The era of college courses taught mostly by tenured professors, who spend time on research and scholarly pursuits in addition to teaching, has been fading fast. Increasingly, the work of instructing students now rests with lecturers or adjuncts — non-tenure-track faculty, almost always working part time for less money and with almost no job security.
In California, they’re often known as “freeway fliers” because they drive from one campus to another in order to patch together a mediocre full-time salary teaching one or two courses at several colleges and/or universities, usually without benefits.
On a per-hour basis they might make $70 to $120. But that’s only for the hours they’re in front of a classroom. The outside-of-class responsibilities easily triple their workload. They must plan lessons, grade papers and tests, write letters of recommendation, deal with students’ other needs and hold office hours — in whatever space they can find because they’re seldom assigned an office. They usually can be let go for a semester or forever, even if they’ve worked at the institution for a decade or more, for any reason or no reason at all. Nearly a quarter of them rely on some form of public assistance, usually unemployment insurance between semesters and academic years, according to a 2020 report by the American Federation of Teachers.
This is good neither for the instructor nor the student. But the recent tentative agreement between the University of California and unionized lecturers — who teach close to a third of the classes — points out the inherent irony that could change what’s been an exploitative situation for far too long. As higher education hires more adjuncts, it also relies on them more. Colleges and universities can’t fulfill their teaching mission without them — which gives part-timers more power, if they choose to use it.
A glut of doctorate-holders and a falloff in the hiring of tenure-track professors as colleges cut costs have created a buyer’s market for adjunct professors, who often have the same doctoral degrees as full-time faculty. Fifty years ago, 80% of instructors were tenure-track professors; now almost that percentage are adjuncts. Parents who are forking over big money for their kids’ education generally have little idea about the change. These instructors have even become a significant part of the landscape at small liberal arts colleges that used to pride themselves on classes taught almost exclusively by tenure-track faculty, according to Helena Worthen and Joe Berry, authors of a newly published book on the topic.
Right now, Berry said, part-time contingent workers make up 75% of college instructors in the U.S. and teach more than half of the college courses. That’s especially true at California community colleges, where adjuncts outnumber tenure-track professors by almost 4 to 1, according to John Martin, chairman of the California Part-time Faculty Assn.

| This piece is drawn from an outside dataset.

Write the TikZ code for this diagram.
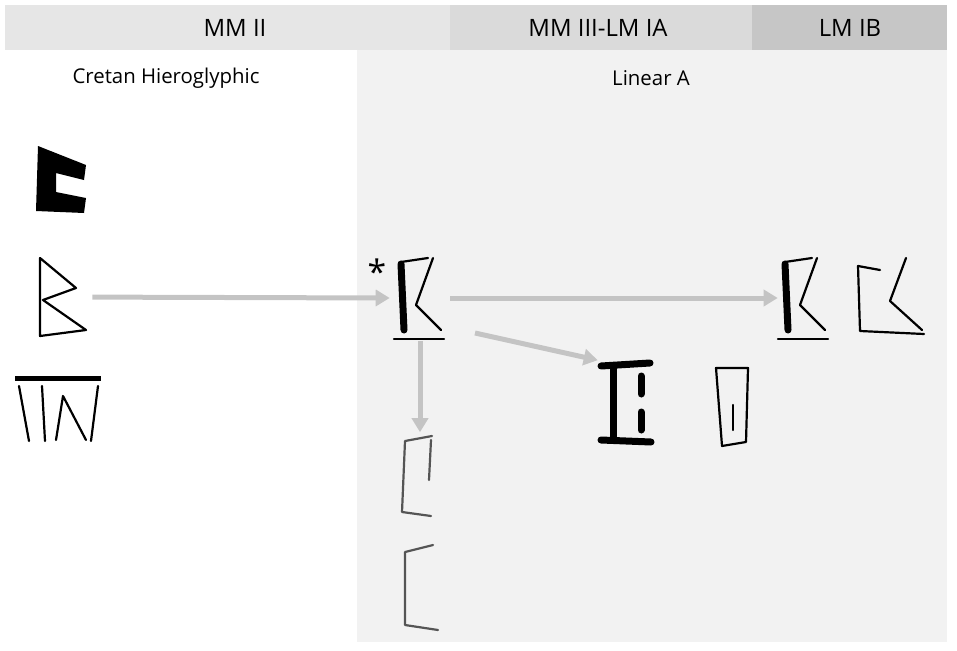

If those adjuncts cobble together a full-time load of three courses, they might make $50,000 to $70,000 per academic year — less than most K-12 teachers in California.
This isn’t good for students, either. Though some adjunct faculty members put in an enormous number of unpaid hours for the love of their job, others find that kind of work load unrealistic.
They invent shortcuts, Worthen said, including reducing the number of assignments so that they have less grading to do, or holding “office visits” by phone. They might limit the number of letters of recommendation that they’ll write. And if a student challenges a final grade, it can take 20 hours to look up every assignment and justify each grade. Some adjuncts would rather just change the grade than “donate” that much of their unpaid time. They often aren’t granted the freedom to develop their own curricula.
No wonder so many University of California adjunct faculty leave each year. Some are pushed out, but others leave on their own volition, according to a CalMatters report that found about a quarter of UC's adjunct faculty turn over every year. Worthen says this kind of churn is common among contingent part-time instructors and results in a faculty that may lack institutional knowledge and teaching experience.
Perhaps even more problematic in the overreliance on part-time instructors is the diminishment of academic freedom. Most adjuncts know that they can be let go for any reason and may avoid saying anything remotely controversial to students. Even their personal social media accounts could become fodder for student complaints.
Adjuncts need the “freedom to teach without self-censorship,” Worthen said, as well the “freedom to give grades that students really deserve.” Or as Martin put it, “Students have been emboldened and they will weaponize anything to make sure an instructor will bend to their wishes.”
These days, colleges can always find a fresh face to replace the one they pushed out, even though adjuncts are generally as educated as tenured professors, or have long experience in certain careers that is of immediate benefit to students.
The tentative UC agreement — which provides new benefits for lecturers such as family leave as well as a new measure of job security based on performance evaluations — has awakened a sense of the possible in adjunct faculty nationwide, Worthen said, and should be seen by higher education as a warning shot. Only about 20% of non-tenure-track faculty are unionized, a number that probably will rise now. Whether it does or not, colleges and universities have been placed on notice: They can’t operate without adjuncts, so for the benefit of their students, academic freedom and instructional stability, they should pay and treat these instructors fairly.